Dos Chap #3 NOW AVAILABLE
ANNOUNCING DOS PRESS CHAPBOOK #3
Rosa Alcalá's UNDOCUMENTARY
Ash Smith's WATER SHED
Sasha Steensen's THE FUTURE OF AN ILLUSION
Also featuring a selection of images from TX artist/writer Roberto Ontiveros.
Limited edition copies are available here.
Standard edition copies are available here.
Sasha Steensen is an Assistant Professor at Colorado State University. She holds a B.A. in History and an M.F.A. in Creative Writing from the University of Nevada, Las Vegas, as well as a PhD in Poetics from SUNY Buffalo.
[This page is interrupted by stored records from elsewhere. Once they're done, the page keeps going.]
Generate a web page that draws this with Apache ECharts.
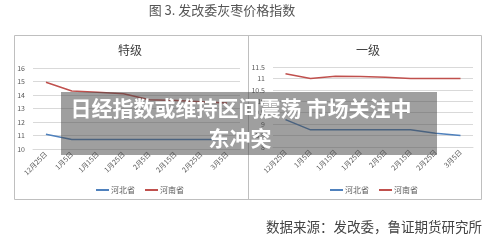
<!DOCTYPE html>
<html>
<head>
<meta charset="utf-8">
<script src="https://cdn.jsdelivr.net/npm/echarts@6/dist/echarts.min.js"></script>
<style>
  html, body { margin: 0; padding: 0; background: #fff; }
  #chart { width: 500px; height: 247px; }
</style>
</head>
<body>
<div id="chart"></div>
<script>
// 横轴日期
const categories = ['12月25日', '1月5日', '1月15日', '1月25日', '2月5日', '2月15日', '2月25日', '3月5日'];
const seriesNames = ['河北省', '河南省'];
// 特级
const topHebei = [11.1, 10.7, 10.7, 10.7, 10.7, 10.7, 10.7, 10.7];
const topHenan = [14.95, 14.3, 14.2, 14.1, 13.65, 13.6, 13.5, 13.4];
// 一级
const firstHebei = [9.2, 8.75, 8.75, 8.75, 8.75, 8.75, 8.6, 8.5];
const firstHenan = [11.2, 11.0, 11.1, 11.08, 11.05, 11.0, 11.0, 11.0];

const FONT = 'Noto Sans CJK SC';
const gridColor = '#d9d9d9';
const labelColor = '#595959';
const blue = '#4f81bd';
const red = '#c0504d';

const chart = echarts.init(document.getElementById('chart'));

function xAxis(gridIndex) {
    return {
        type: 'category',
        gridIndex: gridIndex,
        data: categories,
        axisLine: { lineStyle: { color: gridColor } },
        axisTick: { show: false },
        axisLabel: { rotate: 45, fontSize: 7, color: labelColor, fontFamily: FONT, margin: 4, interval: 0 }
    };
}

function yAxis(gridIndex, min, max, interval) {
    return {
        type: 'value',
        gridIndex: gridIndex,
        min: min,
        max: max,
        interval: interval,
        axisLine: { show: false },
        axisTick: { show: false },
        splitLine: { lineStyle: { color: gridColor } },
        axisLabel: { fontSize: 7, color: labelColor, fontFamily: FONT, margin: 8 }
    };
}

function line(name, data, color, idx) {
    return {
        name: name,
        type: 'line',
        xAxisIndex: idx,
        yAxisIndex: idx,
        data: data,
        symbol: 'none',
        lineStyle: { color: color, width: 1.5 },
        itemStyle: { color: color }
    };
}

function legend(left) {
    return {
        left: left,
        top: 181,
        data: seriesNames,
        icon: 'rect',
        itemWidth: 13,
        itemHeight: 2,
        itemGap: 10,
        textStyle: { fontSize: 8, color: labelColor, fontFamily: FONT, padding: [0, 0, 0, -3] }
    };
}

const option = {
    animation: false,
    grid: [
        { left: 33, top: 68, width: 207, height: 81 },
        { left: 273, top: 67, width: 200, height: 80 }
    ],
    xAxis: [xAxis(0), xAxis(1)],
    yAxis: [yAxis(0, 10, 16, 1), yAxis(1, 8, 11.5, 0.5)],
    legend: [legend(91), legend(325)],
    series: [
        line('河北省', topHebei, blue, 0),
        line('河南省', topHenan, red, 0),
        line('河北省', firstHebei, blue, 1),
        line('河南省', firstHenan, red, 1)
    ],
    graphic: [
        // 外框
        { type: 'rect', shape: { x: 14.5, y: 35.5, width: 467, height: 164 }, style: { fill: 'none', stroke: '#bfbfbf', lineWidth: 1 }, z: 1 },
        { type: 'line', shape: { x1: 248.5, y1: 35.5, x2: 248.5, y2: 199.5 }, style: { stroke: '#bfbfbf', lineWidth: 1 }, z: 1 },
        // 标题
        { type: 'text', x: 222, y: 10, style: { text: '图 3. 发改委灰枣价格指数', fontSize: 13, fill: '#555', fontFamily: FONT, align: 'center', verticalAlign: 'middle' } },
        { type: 'text', x: 130, y: 50, style: { text: '特级', fontSize: 12, fill: '#404040', fontFamily: FONT, align: 'center', verticalAlign: 'middle' } },
        { type: 'text', x: 368, y: 50, style: { text: '一级', fontSize: 12, fill: '#404040', fontFamily: FONT, align: 'center', verticalAlign: 'middle' } },
        // 来源
        { type: 'text', x: 482, y: 227, style: { text: '数据来源：发改委，鲁证期货研究所', fontSize: 13.5, fill: '#444', fontFamily: FONT, align: 'right', verticalAlign: 'middle' } },
        // 遮罩标题
        { type: 'rect', shape: { x: 61, y: 92, width: 376, height: 63 }, style: { fill: 'rgba(70,70,70,0.52)' }, z: 100 },
        { type: 'text', x: 241, y: 108, z: 101, style: { text: '日经指数或维持区间震荡 市场关注中', fontSize: 21, fontWeight: 'bold', fill: '#fff', fontFamily: FONT, align: 'center', verticalAlign: 'middle' } },
        { type: 'text', x: 240, y: 138, z: 101, style: { text: '东冲突', fontSize: 21, fontWeight: 'bold', fill: '#fff', fontFamily: FONT, align: 'center', verticalAlign: 'middle' } }
    ]
};

chart.setOption(option);
</script>
</body>
</html>
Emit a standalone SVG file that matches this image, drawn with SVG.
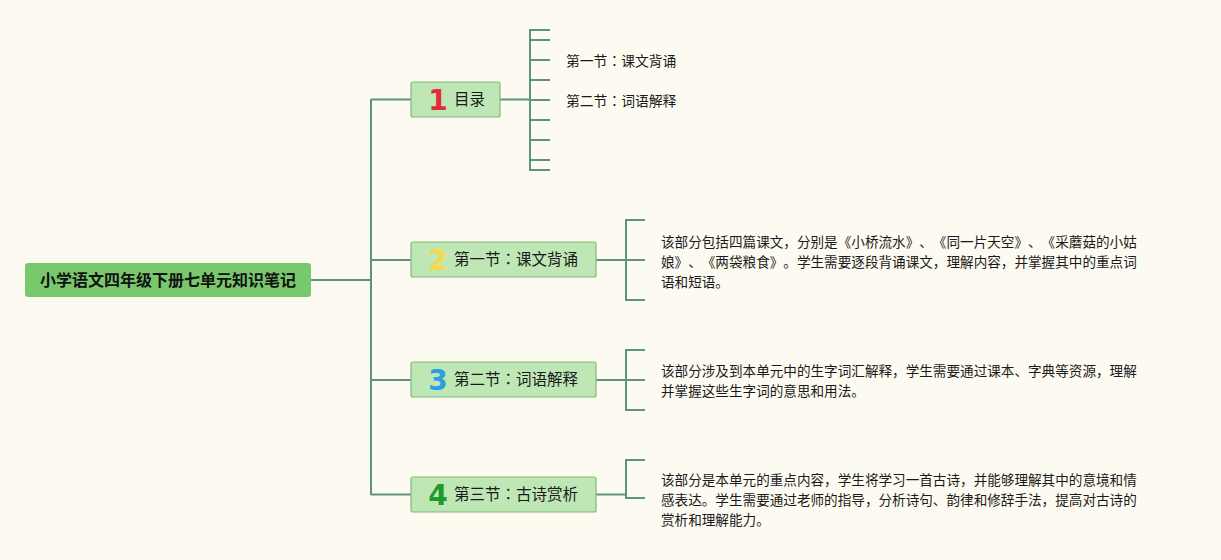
<svg xmlns="http://www.w3.org/2000/svg" width="1221" height="560" viewBox="0 0 1221 560">
<defs>
<style>
text{text-spacing-trim:space-all}
.ln{stroke:#5e9283;stroke-width:2;fill:none}
.box{fill:#bfe7b5;stroke:#7fba72;stroke-width:1.2}
.lab{font-family:"Noto Sans CJK TC","Liberation Sans",sans-serif;font-size:15.5px;fill:#1a1a1a}
.num{font-family:"DejaVu Sans","Liberation Sans",sans-serif;font-weight:bold;font-size:28px}
.txt{font-family:"Noto Sans CJK SC","Liberation Sans",sans-serif;font-size:13.6px;fill:#1a1a1a}
.sm{font-family:"Noto Sans CJK TC","Liberation Sans",sans-serif;font-size:13.8px;fill:#1a1a1a}
</style>
</defs>
<rect width="1221" height="560" fill="#fdfbf1"/>
<g id="connectors">
<path class="ln" d="M311 280H371M371 99V495M371 99.5H411M371 260H411M371 380H411M371 494.5H411"/>
<path class="ln" d="M500 99.5H530M530 29V171M530 30H550M530 40H550M530 60H550M530 80H550M530 100H550M530 120H550M530 140H550M530 160H550M530 170H550"/>
<path class="ln" d="M596 260H626M626 219V301M626 220H645M626 260H645M626 300H645"/>
<path class="ln" d="M596 380H626M626 349V411M626 350H645M626 380H645M626 410H645"/>
<path class="ln" d="M596 494.5H626M626 459V499M626 460H645M626 498H645"/>
</g>
<g id="root">
<rect x="25" y="263" width="286" height="34" rx="3" fill="#78c86c"/>
<text x="168" y="286" text-anchor="middle" font-family="'Noto Sans CJK SC','Liberation Sans',sans-serif" font-size="16" font-weight="bold" fill="#111">小学语文四年级下册七单元知识笔记</text>
</g>
<g id="n1">
<rect class="box" x="411" y="82" width="89" height="35" rx="2"/>
<text class="num" x="438" y="110" text-anchor="middle" fill="#e32b3a">1</text>
<text class="lab" x="454" y="105">目录</text>
</g>
<g id="n1a"><text class="sm" x="566" y="66">第一节：课文背诵</text></g>
<g id="n1b"><text class="sm" x="566" y="106">第二节：词语解释</text></g>
<g id="n2">
<rect class="box" x="411" y="242" width="185" height="35" rx="2"/>
<text class="num" x="438" y="270" text-anchor="middle" fill="#f6d84a">2</text>
<text class="lab" x="454" y="265">第一节：课文背诵</text>
</g>
<g id="n2t">
<text class="txt" x="661" y="247">该部分包括四篇课文，分别是《小桥流水》、《同一片天空》、《采蘑菇的小姑</text>
<text class="txt" x="661" y="267">娘》、《两袋粮食》。学生需要逐段背诵课文，理解内容，并掌握其中的重点词</text>
<text class="txt" x="661" y="287">语和短语。</text>
</g>
<g id="n3">
<rect class="box" x="411" y="362" width="185" height="35" rx="2"/>
<text class="num" x="438" y="390" text-anchor="middle" fill="#2b9de0">3</text>
<text class="lab" x="454" y="385">第二节：词语解释</text>
</g>
<g id="n3t">
<text class="txt" x="661" y="376">该部分涉及到本单元中的生字词汇解释，学生需要通过课本、字典等资源，理解</text>
<text class="txt" x="661" y="396">并掌握这些生字词的意思和用法。</text>
</g>
<g id="n4">
<rect class="box" x="411" y="477" width="185" height="35" rx="2"/>
<text class="num" x="438" y="505" text-anchor="middle" fill="#1f9a2c">4</text>
<text class="lab" x="454" y="500">第三节：古诗赏析</text>
</g>
<g id="n4t">
<text class="txt" x="661" y="485">该部分是本单元的重点内容，学生将学习一首古诗，并能够理解其中的意境和情</text>
<text class="txt" x="661" y="505">感表达。学生需要通过老师的指导，分析诗句、韵律和修辞手法，提高对古诗的</text>
<text class="txt" x="661" y="525">赏析和理解能力。</text>
</g>
</svg>
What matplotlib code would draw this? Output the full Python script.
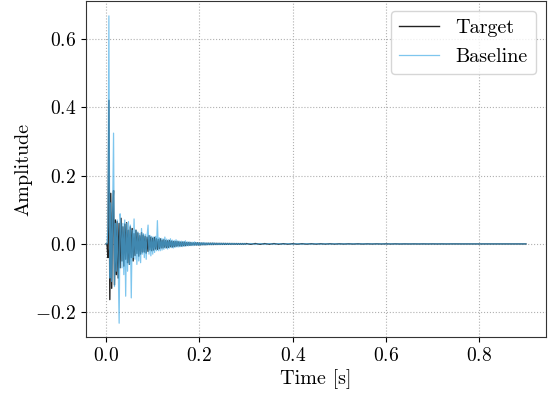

She is the author of 2 books from Fence Books: The Method (forthcoming) and A Magic Book (from 2004), as well as a collaboration with Gordon Hadfield called correspondence (published by Handwritten Press). Steensen serves as one of the poetry editors for Colorado Review and she’s also co-editor of Bonfire Press.
Steensen’s dos chap is an excerpt from her forthcoming book The Method, which shares its title with a collection of proofs by the Greek mathematician Archimedes. The Method also shows up as a character in Steensen’s work & like that character, Archimedes’ book was a traveler, a palimpsest: written, rewritten, written on, written over, on the move. Steensen has spoken of being initially enticed (and eventually repelled) by the character she’s written: as she says in TFOAI, “The ongoingness originally fascinated me, which is why I became a follower.” But The Method eventually threatens to be more than just a note on the mystic writing pad—he threatens to cohere against context, and to leave nothing in his wake—not just to get rid of the evidence, but to erase the place itself. The poem, then, is in some way (again to quote TFOAI) Steensen’s “souvenir to prove [she] went along for the pointless highway ride.”
Steensen's work online:
LITTLE RED LEAVES
Rosa Alcalá teaches in the Creative Writing program at UTEP. She received her MFA from Brown University and her Ph.D. in English from SUNY Buffalo. In 2003, her book Some Maritime Disasters This Century was published as a limited edition by Belladonna. As a translator, she has provided us w/invaluable translations of Cecilia Vicuña and Lourdes Vázquez, as well as (more recently) Lila Zemborain. With Carmen Gimenez-Smith, she coedits Noemi Press.
One of the numerous pleasures in reading the poems of Undocumentary is Alcalá’s invitation to experience (& therefore perform ourselves) an unsettling of the notion of “fixed identity” – “ a machine that never shuts down” – the work of working in & against its static through the “roundabout mess” of both the language used to describe it & our own, often confusing, relationships to it. Her work reminds us that one’s ‘identity’ is more plural & more complex than either what one chooses or, perhaps more importantly, what has been “chosen for” one – it is always at once in motion – “backwards and forwards within an irreconcilable set of imperatives” – and never settled. It is through this often painful work of constant navigation that we’re invited to build, or perhaps re-build, a more human “type of architecture” – one that is more complex than a category & more than a product of systemic production.
Alcalá's work online:
Ash Smith has lived mostly in Central Texas and the Rio Grande Valley where she has worked with environmental and educational programs. She is currently finishing a full length manuscript at Texas State University. Water Shed, from Dos Press, is her first chapbook.
The poems in Water Shed take up being-on-the-move as a central concern of writing/living, as one of her titles has it: “YOU COULD TELL YOU WERE MOVING AWAY FROM WHAT YOU NEVER OWNED.” In “Red List” this movement is writing’s way of getting down into things: “they put ink into the watershed put / in order to try to think / under ground.” As if this formulation was too neat (or too poisonous) the poem “Watershed” propels the work upward, “a climb through calculated / as sound.” Even her lists are listless. Even at their most discursive, these poems are unhinged by the fixed nature of description, the finality of pronouncements: “I’d like to describe / the act of listening both above and bellow ground.” Water Shed offers an experience of dwelling as roaming, of being-on-the-move as a way of inhabiting a place.